With the pictures left out, copy the listing below exactly.
-- GIVEN DATA start --
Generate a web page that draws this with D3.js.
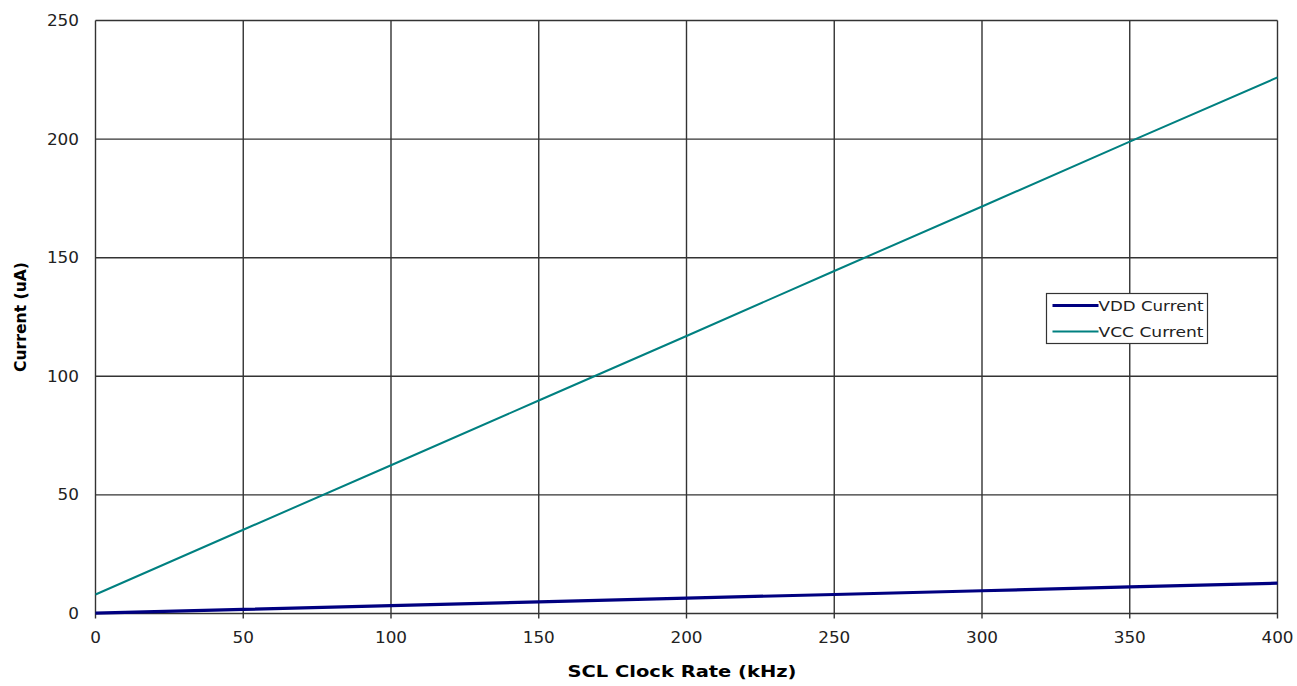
<!DOCTYPE html>
<html>
<head>
<meta charset="utf-8">
<script src="https://cdn.jsdelivr.net/npm/d3@7"></script>
<style>
  body { margin: 0; background: #fff; }
  svg { font-family: "DejaVu Sans", Verdana, sans-serif; }
</style>
</head>
<body>
<svg width="1297" height="686"></svg>
<script>
const clockRates = [0, 50, 100, 150, 200, 250, 300, 350, 400]
const vddCurrent = [0.2, 1.7, 3.3, 4.9, 6.5, 8.0, 9.6, 11.2, 12.8]
const vccCurrent = [8.0, 35.3, 62.5, 89.8, 117.0, 144.4, 171.6, 198.9, 226.0]
const xTicks = [0, 50, 100, 150, 200, 250, 300, 350, 400]
const yTicks = [0, 50, 100, 150, 200, 250]
const seriesNames = ["VDD Current", "VCC Current"]
const seriesColors = ["#000080", "#008080"]

const svg = d3.select('svg')
const plotLeft = 95.5, plotRight = 1277.5, plotTop = 20.5, plotBottom = 613.5

const x = d3.scaleLinear().domain([0, 400]).range([plotLeft, plotRight])
const y = d3.scaleLinear().domain([0, 250]).range([plotBottom, plotTop])

// digits in the original are wide, stretch a bit
const digitWidth = 10.7

// grid
svg.append('g').selectAll('line')
    .data(xTicks)
    .enter().append('line')
    .attr('x1', d => x(d)).attr('x2', d => x(d))
    .attr('y1', plotTop).attr('y2', plotBottom + 5)
    .attr('stroke', '#333').attr('stroke-width', 1.4)

svg.append('g').selectAll('line')
    .data(yTicks)
    .enter().append('line')
    .attr('x1', plotLeft).attr('x2', plotRight)
    .attr('y1', d => y(d)).attr('y2', d => y(d))
    .attr('stroke', '#333').attr('stroke-width', 1.4)

// tick labels
svg.append('g').selectAll('text')
    .data(xTicks)
    .enter().append('text')
    .attr('x', d => x(d)).attr('y', 643)
    .attr('text-anchor', 'middle')
    .attr('font-size', 15)
    .attr('textLength', d => String(d).length * digitWidth)
    .attr('lengthAdjust', 'spacingAndGlyphs')
    .attr('fill', '#222')
    .text(d => d)

svg.append('g').selectAll('text')
    .data(yTicks)
    .enter().append('text')
    .attr('x', 79).attr('y', d => y(d) + 5.5)
    .attr('text-anchor', 'end')
    .attr('font-size', 15)
    .attr('textLength', d => String(d).length * digitWidth)
    .attr('lengthAdjust', 'spacingAndGlyphs')
    .attr('fill', '#222')
    .text(d => d)

// axis titles
svg.append('text')
    .attr('x', 682).attr('y', 677)
    .attr('text-anchor', 'middle')
    .attr('font-size', 16).attr('font-weight', 'bold')
    .attr('textLength', 229).attr('lengthAdjust', 'spacingAndGlyphs')
    .text('SCL Clock Rate (kHz)')

svg.append('text')
    .attr('transform', 'translate(26,317) rotate(-90)')
    .attr('text-anchor', 'middle')
    .attr('font-size', 16.5).attr('font-weight', 'bold')
    .attr('textLength', 110).attr('lengthAdjust', 'spacingAndGlyphs')
    .text('Current (uA)')

// series
const line = d3.line().x(d => x(d[0])).y(d => y(d[1]))
svg.append('path')
    .datum(d3.zip(clockRates, vccCurrent))
    .attr('d', line)
    .attr('fill', 'none')
    .attr('stroke', seriesColors[1]).attr('stroke-width', 2)

svg.append('path')
    .datum(d3.zip(clockRates, vddCurrent))
    .attr('d', line)
    .attr('fill', 'none')
    .attr('stroke', seriesColors[0]).attr('stroke-width', 3.2)

// legend
const legend = svg.append('g').attr('transform', 'translate(1046.5,293.5)')
legend.append('rect')
    .attr('width', 161).attr('height', 50)
    .attr('fill', '#fff').attr('stroke', '#333').attr('stroke-width', 1.2)
seriesNames.forEach((name, i) => {
    legend.append('line')
        .attr('x1', 6).attr('x2', 52)
        .attr('y1', 12 + i * 26).attr('y2', 12 + i * 26)
        .attr('stroke', seriesColors[i]).attr('stroke-width', i === 0 ? 3 : 2)
    legend.append('text')
        .attr('x', 52).attr('y', 17 + i * 26)
        .attr('font-size', 14).attr('fill', '#222')
        .attr('textLength', 105).attr('lengthAdjust', 'spacingAndGlyphs')
        .text(name)
})
</script>
</body>
</html>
-- GIVEN DATA end --
## SOLUTION FOR THIS PROBLEM
Generate a web page that draws this with D3.js.
<!DOCTYPE html>
<html>
<head>
<meta charset="utf-8">
<script src="https://cdn.jsdelivr.net/npm/d3@7"></script>
<style>
  body { margin: 0; background: #fff; }
  svg { font-family: "DejaVu Sans", Verdana, sans-serif; }
</style>
</head>
<body>
<svg width="1297" height="686"></svg>
<script>
const clockRates = [0, 50, 100, 150, 200, 250, 300, 350, 400]
const vddCurrent = [0.2, 1.7, 3.3, 4.9, 6.5, 8.0, 9.6, 11.2, 12.8]
const vccCurrent = [8.0, 35.3, 62.5, 89.8, 117.0, 144.4, 171.6, 198.9, 226.0]
const xTicks = [0, 50, 100, 150, 200, 250, 300, 350, 400]
const yTicks = [0, 50, 100, 150, 200, 250]
const seriesNames = ["VDD Current", "VCC Current"]
const seriesColors = ["#000080", "#008080"]

const svg = d3.select('svg')
const plotLeft = 95.5, plotRight = 1277.5, plotTop = 20.5, plotBottom = 613.5

const x = d3.scaleLinear().domain([0, 400]).range([plotLeft, plotRight])
const y = d3.scaleLinear().domain([0, 250]).range([plotBottom, plotTop])

// digits in the original are wide, stretch a bit
const digitWidth = 10.7

// grid
svg.append('g').selectAll('line')
    .data(xTicks)
    .enter().append('line')
    .attr('x1', d => x(d)).attr('x2', d => x(d))
    .attr('y1', plotTop).attr('y2', plotBottom + 5)
    .attr('stroke', '#333').attr('stroke-width', 1.4)

svg.append('g').selectAll('line')
    .data(yTicks)
    .enter().append('line')
    .attr('x1', plotLeft).attr('x2', plotRight)
    .attr('y1', d => y(d)).attr('y2', d => y(d))
    .attr('stroke', '#333').attr('stroke-width', 1.4)

// tick labels
svg.append('g').selectAll('text')
    .data(xTicks)
    .enter().append('text')
    .attr('x', d => x(d)).attr('y', 643)
    .attr('text-anchor', 'middle')
    .attr('font-size', 15)
    .attr('textLength', d => String(d).length * digitWidth)
    .attr('lengthAdjust', 'spacingAndGlyphs')
    .attr('fill', '#222')
    .text(d => d)

svg.append('g').selectAll('text')
    .data(yTicks)
    .enter().append('text')
    .attr('x', 79).attr('y', d => y(d) + 5.5)
    .attr('text-anchor', 'end')
    .attr('font-size', 15)
    .attr('textLength', d => String(d).length * digitWidth)
    .attr('lengthAdjust', 'spacingAndGlyphs')
    .attr('fill', '#222')
    .text(d => d)

// axis titles
svg.append('text')
    .attr('x', 682).attr('y', 677)
    .attr('text-anchor', 'middle')
    .attr('font-size', 16).attr('font-weight', 'bold')
    .attr('textLength', 229).attr('lengthAdjust', 'spacingAndGlyphs')
    .text('SCL Clock Rate (kHz)')

svg.append('text')
    .attr('transform', 'translate(26,317) rotate(-90)')
    .attr('text-anchor', 'middle')
    .attr('font-size', 16.5).attr('font-weight', 'bold')
    .attr('textLength', 110).attr('lengthAdjust', 'spacingAndGlyphs')
    .text('Current (uA)')

// series
const line = d3.line().x(d => x(d[0])).y(d => y(d[1]))
svg.append('path')
    .datum(d3.zip(clockRates, vccCurrent))
    .attr('d', line)
    .attr('fill', 'none')
    .attr('stroke', seriesColors[1]).attr('stroke-width', 2)

svg.append('path')
    .datum(d3.zip(clockRates, vddCurrent))
    .attr('d', line)
    .attr('fill', 'none')
    .attr('stroke', seriesColors[0]).attr('stroke-width', 3.2)

// legend
const legend = svg.append('g').attr('transform', 'translate(1046.5,293.5)')
legend.append('rect')
    .attr('width', 161).attr('height', 50)
    .attr('fill', '#fff').attr('stroke', '#333').attr('stroke-width', 1.2)
seriesNames.forEach((name, i) => {
    legend.append('line')
        .attr('x1', 6).attr('x2', 52)
        .attr('y1', 12 + i * 26).attr('y2', 12 + i * 26)
        .attr('stroke', seriesColors[i]).attr('stroke-width', i === 0 ? 3 : 2)
    legend.append('text')
        .attr('x', 52).attr('y', 17 + i * 26)
        .attr('font-size', 14).attr('fill', '#222')
        .attr('textLength', 105).attr('lengthAdjust', 'spacingAndGlyphs')
        .text(name)
})
</script>
</body>
</html>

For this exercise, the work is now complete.